EXERCISE REQUIREMENTS | For this exercise, repeat all of the material verbatim apart from its images.
== SUPPLIED DATA
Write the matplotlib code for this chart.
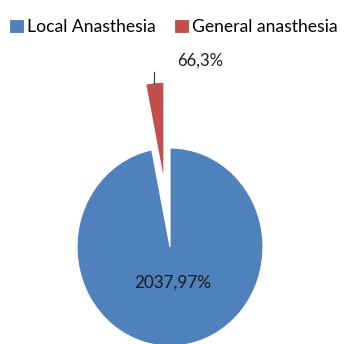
import matplotlib
matplotlib.use("Agg")
import matplotlib.pyplot as plt

categories = ["Local Anasthesia", "General anasthesia"]
counts = [2037, 66]
colors = ["#4F81BD", "#C0504D"]
explode_amt = [0.0, 0.667]

W, H = 347, 344
fig = plt.figure(figsize=(W / 100, H / 100), dpi=100)
ax = fig.add_axes([0, 0, 1, 1])

# pixel geometry of the pie (image coords: origin top-left)
cx, cy = 170, 247
rx, ry = 93, 99

total = sum(counts)
pcts = [round(100 * c / total) for c in counts]

wedges, _ = ax.pie(counts, colors=colors, startangle=90, counterclock=False,
                   explode=explode_amt, radius=1.0, center=(0, 0),
                   wedgeprops=dict(linewidth=0.8, edgecolor="white"),
                   frame=True)
ax.set_aspect("auto")
ax.set_xlim((0 - cx) / rx, (W - cx) / rx)
ax.set_ylim((cy - H) / ry, (cy - 0) / ry)
ax.axis("off")

def px(x, y):
    return ((x - cx) / rx, (cy - y) / ry)

font = ["Lato", "DejaVu Sans"]
labels = [f"{c},{p}%" for c, p in zip(counts, pcts)]
ax.text(*px(173, 283), labels[0], ha="center", va="center", fontsize=12.3,
        family=font, color="#1a1a1a")
ax.text(*px(200, 61), labels[1], ha="center", va="center", fontsize=12,
        family=font, color="#1a1a1a")
ax.plot(*zip(px(154, 72), px(154, 83)), color="#404040", linewidth=0.9)

fig.legend(wedges, categories, loc="upper left", bbox_to_anchor=(9 / W, 1 - 19 / H),
           ncol=2, frameon=False, prop=dict(family=font, size=12.6),
           handlelength=0.85, handleheight=0.85, handletextpad=0.2,
           columnspacing=1.0, borderaxespad=0, borderpad=0)

fig.savefig("out.png", dpi=100)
====
ANSWER TO THIS PROBLEM |
Write the matplotlib code for this chart.
import matplotlib
matplotlib.use("Agg")
import matplotlib.pyplot as plt

categories = ["Local Anasthesia", "General anasthesia"]
counts = [2037, 66]
colors = ["#4F81BD", "#C0504D"]
explode_amt = [0.0, 0.667]

W, H = 347, 344
fig = plt.figure(figsize=(W / 100, H / 100), dpi=100)
ax = fig.add_axes([0, 0, 1, 1])

# pixel geometry of the pie (image coords: origin top-left)
cx, cy = 170, 247
rx, ry = 93, 99

total = sum(counts)
pcts = [round(100 * c / total) for c in counts]

wedges, _ = ax.pie(counts, colors=colors, startangle=90, counterclock=False,
                   explode=explode_amt, radius=1.0, center=(0, 0),
                   wedgeprops=dict(linewidth=0.8, edgecolor="white"),
                   frame=True)
ax.set_aspect("auto")
ax.set_xlim((0 - cx) / rx, (W - cx) / rx)
ax.set_ylim((cy - H) / ry, (cy - 0) / ry)
ax.axis("off")

def px(x, y):
    return ((x - cx) / rx, (cy - y) / ry)

font = ["Lato", "DejaVu Sans"]
labels = [f"{c},{p}%" for c, p in zip(counts, pcts)]
ax.text(*px(173, 283), labels[0], ha="center", va="center", fontsize=12.3,
        family=font, color="#1a1a1a")
ax.text(*px(200, 61), labels[1], ha="center", va="center", fontsize=12,
        family=font, color="#1a1a1a")
ax.plot(*zip(px(154, 72), px(154, 83)), color="#404040", linewidth=0.9)

fig.legend(wedges, categories, loc="upper left", bbox_to_anchor=(9 / W, 1 - 19 / H),
           ncol=2, frameon=False, prop=dict(family=font, size=12.6),
           handlelength=0.85, handleheight=0.85, handletextpad=0.2,
           columnspacing=1.0, borderaxespad=0, borderpad=0)

fig.savefig("out.png", dpi=100)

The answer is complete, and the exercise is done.